A presidente do TSE, Cármen Lúcia, ao anunciar a negação de registro ao Rede, lamentou. Por quê?

Nada a lamentar. A política é um jogo que se joga com regras preestabelecidas e a própria perdedora deixou claro que logo terá um partido para chamar de seu.
Em vez de lamentar o inexorável, o tribunal podia explicar por que aceitou assinaturas suspeitas. Que hecatombe sofreria o País se o PROS e o Solidariedade não fossem autorizados a negociar seu apoio nas eleições de 2014? O benefício da dúvida a favor do acusado de fraudar assinaturas põe em dúvida o julgamento do tribunal.

O TSE orgulha-se muito da implantação da urna eletrônica, como se esta fosse a decretação automática do fim da fraude eleitoral no Brasil. O gato escaldado Leonel Brizola tinha dúvidas sobre isso desde que os bicheiros da Baixada Fluminense e os militares do regime tentaram tomar-lhe à força a primeira eleição direta para o governo do Estado do Rio, após ter voltado do exílio. Seria paranoia dele?
Ao aceitar assinaturas suspeitas para criar dois partidos que para nada servem, a não ser para distribuir dinheiro público e tempo em televisão e rádio às vésperas de eleições pelos bolsos de seus fundadores, a Justiça Eleitoral restaura duas fontes de fraude do tempo dos coronéis: a eleição de bico de pena da República Velha e os eleitores-fantasmas que assombraram a democracia brasileira até o fim do século passado.

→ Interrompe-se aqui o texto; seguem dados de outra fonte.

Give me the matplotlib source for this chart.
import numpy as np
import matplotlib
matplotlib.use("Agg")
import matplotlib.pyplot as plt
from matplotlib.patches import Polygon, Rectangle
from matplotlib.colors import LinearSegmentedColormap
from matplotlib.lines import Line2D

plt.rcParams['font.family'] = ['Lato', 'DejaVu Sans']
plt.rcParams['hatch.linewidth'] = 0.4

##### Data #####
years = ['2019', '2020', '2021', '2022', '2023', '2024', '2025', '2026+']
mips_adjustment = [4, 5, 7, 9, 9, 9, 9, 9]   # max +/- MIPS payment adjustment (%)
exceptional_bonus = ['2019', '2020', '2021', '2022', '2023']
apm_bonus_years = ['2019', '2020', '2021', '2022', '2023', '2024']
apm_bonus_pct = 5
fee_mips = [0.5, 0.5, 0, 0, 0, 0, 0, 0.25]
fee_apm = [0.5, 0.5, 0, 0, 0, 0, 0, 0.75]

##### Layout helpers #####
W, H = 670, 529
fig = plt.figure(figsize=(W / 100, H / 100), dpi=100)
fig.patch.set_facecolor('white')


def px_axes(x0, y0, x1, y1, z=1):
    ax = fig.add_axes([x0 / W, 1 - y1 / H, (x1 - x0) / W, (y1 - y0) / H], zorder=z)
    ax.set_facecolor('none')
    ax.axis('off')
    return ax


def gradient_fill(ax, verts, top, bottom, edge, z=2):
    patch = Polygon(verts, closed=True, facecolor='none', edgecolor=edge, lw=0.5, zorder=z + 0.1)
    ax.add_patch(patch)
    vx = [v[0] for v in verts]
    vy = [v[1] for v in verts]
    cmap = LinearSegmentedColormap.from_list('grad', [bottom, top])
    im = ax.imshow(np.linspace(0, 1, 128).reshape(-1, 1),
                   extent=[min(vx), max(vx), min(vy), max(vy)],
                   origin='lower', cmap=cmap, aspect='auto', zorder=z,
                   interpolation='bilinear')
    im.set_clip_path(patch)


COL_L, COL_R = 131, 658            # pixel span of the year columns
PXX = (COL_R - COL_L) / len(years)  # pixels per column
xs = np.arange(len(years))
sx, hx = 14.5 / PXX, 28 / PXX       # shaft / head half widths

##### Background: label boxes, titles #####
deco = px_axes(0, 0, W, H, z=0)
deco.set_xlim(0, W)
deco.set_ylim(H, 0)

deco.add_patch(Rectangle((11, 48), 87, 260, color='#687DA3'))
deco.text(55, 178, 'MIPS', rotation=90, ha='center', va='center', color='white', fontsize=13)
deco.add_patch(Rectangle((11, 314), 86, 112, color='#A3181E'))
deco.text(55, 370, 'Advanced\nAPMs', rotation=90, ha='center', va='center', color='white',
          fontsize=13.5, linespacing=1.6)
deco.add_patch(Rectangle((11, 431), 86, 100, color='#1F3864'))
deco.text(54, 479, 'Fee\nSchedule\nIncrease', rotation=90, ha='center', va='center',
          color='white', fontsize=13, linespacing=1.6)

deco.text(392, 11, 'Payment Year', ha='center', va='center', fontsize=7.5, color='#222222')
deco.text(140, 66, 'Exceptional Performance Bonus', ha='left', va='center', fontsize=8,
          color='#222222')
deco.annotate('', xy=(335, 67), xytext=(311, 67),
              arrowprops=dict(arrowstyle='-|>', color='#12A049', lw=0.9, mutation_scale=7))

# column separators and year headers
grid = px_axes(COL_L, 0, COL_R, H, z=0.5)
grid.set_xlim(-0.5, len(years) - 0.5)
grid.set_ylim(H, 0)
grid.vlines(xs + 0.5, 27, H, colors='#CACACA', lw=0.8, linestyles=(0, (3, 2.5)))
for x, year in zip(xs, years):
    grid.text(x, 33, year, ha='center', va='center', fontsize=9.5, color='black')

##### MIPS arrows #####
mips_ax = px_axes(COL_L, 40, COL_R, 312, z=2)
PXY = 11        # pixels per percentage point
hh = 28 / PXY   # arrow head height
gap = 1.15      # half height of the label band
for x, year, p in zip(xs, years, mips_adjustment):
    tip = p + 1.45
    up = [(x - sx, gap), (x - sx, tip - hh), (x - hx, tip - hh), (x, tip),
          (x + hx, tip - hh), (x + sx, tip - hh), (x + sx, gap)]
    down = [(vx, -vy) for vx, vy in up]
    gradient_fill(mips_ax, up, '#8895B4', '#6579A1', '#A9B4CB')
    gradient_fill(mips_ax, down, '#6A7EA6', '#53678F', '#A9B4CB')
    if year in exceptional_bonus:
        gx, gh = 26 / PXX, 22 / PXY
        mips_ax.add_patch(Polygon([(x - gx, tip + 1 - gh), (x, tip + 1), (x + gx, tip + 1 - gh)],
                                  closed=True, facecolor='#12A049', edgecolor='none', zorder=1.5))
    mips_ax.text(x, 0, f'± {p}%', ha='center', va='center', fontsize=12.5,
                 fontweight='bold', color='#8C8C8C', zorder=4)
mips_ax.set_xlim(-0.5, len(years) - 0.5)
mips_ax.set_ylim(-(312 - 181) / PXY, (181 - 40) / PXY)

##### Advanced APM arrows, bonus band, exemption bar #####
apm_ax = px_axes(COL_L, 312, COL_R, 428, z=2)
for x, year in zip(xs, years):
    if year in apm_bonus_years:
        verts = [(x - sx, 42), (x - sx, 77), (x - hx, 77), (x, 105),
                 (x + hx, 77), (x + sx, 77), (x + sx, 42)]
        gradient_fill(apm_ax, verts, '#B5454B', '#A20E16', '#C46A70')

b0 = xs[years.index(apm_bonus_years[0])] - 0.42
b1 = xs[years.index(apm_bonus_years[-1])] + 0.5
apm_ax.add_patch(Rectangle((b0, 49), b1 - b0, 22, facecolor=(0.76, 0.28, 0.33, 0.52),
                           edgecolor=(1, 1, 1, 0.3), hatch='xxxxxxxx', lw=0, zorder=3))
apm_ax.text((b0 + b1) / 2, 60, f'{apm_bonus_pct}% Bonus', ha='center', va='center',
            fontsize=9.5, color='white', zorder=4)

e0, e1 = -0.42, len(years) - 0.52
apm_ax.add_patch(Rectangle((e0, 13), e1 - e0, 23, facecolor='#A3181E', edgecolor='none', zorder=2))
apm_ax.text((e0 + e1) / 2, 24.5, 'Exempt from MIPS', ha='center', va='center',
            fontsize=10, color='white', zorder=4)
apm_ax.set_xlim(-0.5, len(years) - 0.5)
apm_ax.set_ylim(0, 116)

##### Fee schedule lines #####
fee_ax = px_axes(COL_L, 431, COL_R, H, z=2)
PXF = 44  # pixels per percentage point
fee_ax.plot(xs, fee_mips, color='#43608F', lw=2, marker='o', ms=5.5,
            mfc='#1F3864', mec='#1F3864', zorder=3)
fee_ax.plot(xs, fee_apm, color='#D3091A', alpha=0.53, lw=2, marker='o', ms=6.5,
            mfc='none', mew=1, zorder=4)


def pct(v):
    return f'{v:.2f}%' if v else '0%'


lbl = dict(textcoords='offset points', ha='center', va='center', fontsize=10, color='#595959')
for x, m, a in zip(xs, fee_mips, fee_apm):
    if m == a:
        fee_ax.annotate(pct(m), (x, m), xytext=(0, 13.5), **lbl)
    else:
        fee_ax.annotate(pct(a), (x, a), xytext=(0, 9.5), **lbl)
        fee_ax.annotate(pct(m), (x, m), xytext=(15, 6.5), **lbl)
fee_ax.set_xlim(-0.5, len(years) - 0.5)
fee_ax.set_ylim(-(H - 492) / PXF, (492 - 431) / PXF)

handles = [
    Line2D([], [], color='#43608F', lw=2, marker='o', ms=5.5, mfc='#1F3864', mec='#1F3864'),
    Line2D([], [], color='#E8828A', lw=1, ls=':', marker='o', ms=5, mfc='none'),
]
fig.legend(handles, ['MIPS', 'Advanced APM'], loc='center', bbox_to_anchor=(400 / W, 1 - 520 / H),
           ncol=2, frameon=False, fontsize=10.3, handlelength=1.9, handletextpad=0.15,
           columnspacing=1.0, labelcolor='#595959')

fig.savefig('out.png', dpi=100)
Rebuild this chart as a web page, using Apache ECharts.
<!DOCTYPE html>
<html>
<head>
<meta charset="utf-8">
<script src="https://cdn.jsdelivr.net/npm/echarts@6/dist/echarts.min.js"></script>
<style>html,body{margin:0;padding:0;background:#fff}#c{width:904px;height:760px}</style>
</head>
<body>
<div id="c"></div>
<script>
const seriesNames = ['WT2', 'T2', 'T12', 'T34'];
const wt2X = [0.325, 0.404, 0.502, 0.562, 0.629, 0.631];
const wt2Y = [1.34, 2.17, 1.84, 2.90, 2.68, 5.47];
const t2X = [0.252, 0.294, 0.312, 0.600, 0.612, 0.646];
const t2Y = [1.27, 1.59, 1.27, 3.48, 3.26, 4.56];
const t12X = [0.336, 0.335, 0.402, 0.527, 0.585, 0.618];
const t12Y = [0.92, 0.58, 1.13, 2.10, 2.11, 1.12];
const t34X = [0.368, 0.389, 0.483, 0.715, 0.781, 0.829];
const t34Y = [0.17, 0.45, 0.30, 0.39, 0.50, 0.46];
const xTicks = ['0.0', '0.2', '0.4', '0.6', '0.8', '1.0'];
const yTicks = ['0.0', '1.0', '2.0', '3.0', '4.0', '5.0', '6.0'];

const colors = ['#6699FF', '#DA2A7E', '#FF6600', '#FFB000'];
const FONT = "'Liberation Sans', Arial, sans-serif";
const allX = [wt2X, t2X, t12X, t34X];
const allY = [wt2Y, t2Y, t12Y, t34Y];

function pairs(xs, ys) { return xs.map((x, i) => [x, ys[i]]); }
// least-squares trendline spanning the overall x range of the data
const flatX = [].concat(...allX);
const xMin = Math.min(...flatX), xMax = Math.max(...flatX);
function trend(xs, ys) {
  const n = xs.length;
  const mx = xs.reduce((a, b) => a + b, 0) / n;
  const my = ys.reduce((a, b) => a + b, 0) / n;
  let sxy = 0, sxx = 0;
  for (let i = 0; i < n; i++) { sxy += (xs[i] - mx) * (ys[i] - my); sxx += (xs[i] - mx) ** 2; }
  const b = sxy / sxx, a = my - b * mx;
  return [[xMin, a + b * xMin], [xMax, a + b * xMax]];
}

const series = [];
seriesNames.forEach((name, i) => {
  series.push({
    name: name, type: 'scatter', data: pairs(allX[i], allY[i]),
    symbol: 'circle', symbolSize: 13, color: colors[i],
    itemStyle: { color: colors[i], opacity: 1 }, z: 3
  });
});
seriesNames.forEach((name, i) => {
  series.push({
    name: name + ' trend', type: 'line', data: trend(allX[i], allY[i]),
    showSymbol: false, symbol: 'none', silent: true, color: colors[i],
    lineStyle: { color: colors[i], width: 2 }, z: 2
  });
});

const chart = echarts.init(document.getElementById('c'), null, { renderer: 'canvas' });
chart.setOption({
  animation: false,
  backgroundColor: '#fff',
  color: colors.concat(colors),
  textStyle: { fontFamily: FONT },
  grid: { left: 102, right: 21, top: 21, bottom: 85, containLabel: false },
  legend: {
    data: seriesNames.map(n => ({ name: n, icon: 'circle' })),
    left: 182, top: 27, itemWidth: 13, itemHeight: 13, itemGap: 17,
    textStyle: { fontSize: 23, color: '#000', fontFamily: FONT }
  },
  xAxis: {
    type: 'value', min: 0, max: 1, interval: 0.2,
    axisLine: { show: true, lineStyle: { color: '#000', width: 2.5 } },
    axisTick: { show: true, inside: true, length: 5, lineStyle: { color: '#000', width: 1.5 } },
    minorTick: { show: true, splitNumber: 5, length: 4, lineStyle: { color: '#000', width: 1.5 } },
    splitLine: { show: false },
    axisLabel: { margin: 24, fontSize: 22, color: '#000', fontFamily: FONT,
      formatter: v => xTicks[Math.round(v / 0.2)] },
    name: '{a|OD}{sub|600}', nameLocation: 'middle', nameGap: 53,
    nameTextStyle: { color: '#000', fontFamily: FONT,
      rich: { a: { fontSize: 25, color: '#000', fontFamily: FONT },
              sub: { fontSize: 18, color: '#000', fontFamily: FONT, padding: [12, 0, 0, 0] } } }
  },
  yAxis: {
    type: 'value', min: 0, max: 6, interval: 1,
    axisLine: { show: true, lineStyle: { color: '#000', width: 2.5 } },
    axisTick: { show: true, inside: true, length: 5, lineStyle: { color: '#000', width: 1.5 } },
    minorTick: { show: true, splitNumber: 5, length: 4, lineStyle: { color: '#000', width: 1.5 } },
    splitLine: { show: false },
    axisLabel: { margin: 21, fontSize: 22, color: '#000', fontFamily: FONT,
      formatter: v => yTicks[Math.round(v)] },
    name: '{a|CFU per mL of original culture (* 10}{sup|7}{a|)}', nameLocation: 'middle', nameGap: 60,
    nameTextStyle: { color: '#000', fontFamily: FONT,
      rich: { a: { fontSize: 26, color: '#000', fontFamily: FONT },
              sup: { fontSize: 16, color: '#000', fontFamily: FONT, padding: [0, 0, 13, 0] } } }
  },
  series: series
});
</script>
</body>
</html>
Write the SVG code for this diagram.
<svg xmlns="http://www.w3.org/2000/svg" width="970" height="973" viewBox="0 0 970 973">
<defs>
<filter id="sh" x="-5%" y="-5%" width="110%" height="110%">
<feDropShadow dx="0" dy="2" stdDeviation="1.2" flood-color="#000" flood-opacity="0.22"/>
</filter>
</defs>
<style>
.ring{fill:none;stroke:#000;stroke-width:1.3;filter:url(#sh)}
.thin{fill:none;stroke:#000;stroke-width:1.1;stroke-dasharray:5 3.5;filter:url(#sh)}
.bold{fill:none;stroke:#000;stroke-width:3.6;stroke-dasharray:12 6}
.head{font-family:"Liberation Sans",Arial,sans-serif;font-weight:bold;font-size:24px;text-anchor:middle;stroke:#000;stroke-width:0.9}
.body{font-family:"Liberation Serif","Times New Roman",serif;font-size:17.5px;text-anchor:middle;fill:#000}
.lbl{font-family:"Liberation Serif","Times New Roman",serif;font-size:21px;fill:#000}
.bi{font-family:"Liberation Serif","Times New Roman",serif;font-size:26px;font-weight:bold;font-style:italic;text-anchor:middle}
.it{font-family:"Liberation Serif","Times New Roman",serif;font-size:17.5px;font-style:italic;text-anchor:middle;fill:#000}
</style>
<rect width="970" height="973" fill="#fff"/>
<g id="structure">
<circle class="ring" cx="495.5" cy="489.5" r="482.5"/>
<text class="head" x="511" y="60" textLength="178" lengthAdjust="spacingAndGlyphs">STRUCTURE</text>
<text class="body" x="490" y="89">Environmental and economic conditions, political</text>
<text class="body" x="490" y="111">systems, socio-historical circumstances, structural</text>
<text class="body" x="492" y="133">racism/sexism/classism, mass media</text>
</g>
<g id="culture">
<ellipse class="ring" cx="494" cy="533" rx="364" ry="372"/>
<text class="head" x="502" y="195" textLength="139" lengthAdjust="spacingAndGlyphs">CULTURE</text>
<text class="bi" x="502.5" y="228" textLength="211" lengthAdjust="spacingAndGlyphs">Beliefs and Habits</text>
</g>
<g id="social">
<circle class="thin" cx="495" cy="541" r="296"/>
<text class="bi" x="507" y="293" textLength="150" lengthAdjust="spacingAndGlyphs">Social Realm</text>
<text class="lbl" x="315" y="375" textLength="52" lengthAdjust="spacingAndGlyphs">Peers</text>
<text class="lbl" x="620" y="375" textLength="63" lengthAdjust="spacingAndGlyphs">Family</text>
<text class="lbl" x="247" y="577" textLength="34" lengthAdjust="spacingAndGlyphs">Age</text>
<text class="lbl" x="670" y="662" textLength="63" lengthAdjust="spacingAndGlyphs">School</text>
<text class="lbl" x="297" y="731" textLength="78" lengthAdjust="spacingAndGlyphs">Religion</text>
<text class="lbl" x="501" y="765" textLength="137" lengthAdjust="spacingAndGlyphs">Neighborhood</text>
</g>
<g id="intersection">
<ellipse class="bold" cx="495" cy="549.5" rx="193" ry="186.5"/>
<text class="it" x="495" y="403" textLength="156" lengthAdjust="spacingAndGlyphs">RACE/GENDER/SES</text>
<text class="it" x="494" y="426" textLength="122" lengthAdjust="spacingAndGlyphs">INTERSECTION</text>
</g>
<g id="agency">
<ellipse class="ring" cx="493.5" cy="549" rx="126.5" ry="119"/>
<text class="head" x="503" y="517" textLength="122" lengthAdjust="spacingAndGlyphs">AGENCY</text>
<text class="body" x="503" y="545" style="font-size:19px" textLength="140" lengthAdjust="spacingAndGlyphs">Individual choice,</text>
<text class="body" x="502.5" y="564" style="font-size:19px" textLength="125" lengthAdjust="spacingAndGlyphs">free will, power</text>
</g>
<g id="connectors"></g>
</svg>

Sebastião Néri, em sua hilariante coletânea de casos folclóricos, narra a história do coronel Chico Braga, do Vale do Piancó, no sertão da Paraíba, onde a proximidade do Ceará e o controle dos atestados de óbito no cartório permitiam inflar o eleitorado. Balançando-se numa rede no alpendre de sua casa, o coronel ouviu o apelo para que fosse votar antes do fechamento das urnas. “Co’os diachos, menina, já votei cinco vezes hoje e ainda querem que eu vote?”, disse à moça que o embalava. Ele morreu, mortos não votam, mas será que podem ajudar a fundar partidos?
09 de outubro de 2013
José Nêumanne Pinto é jornalista, poeta e escritor.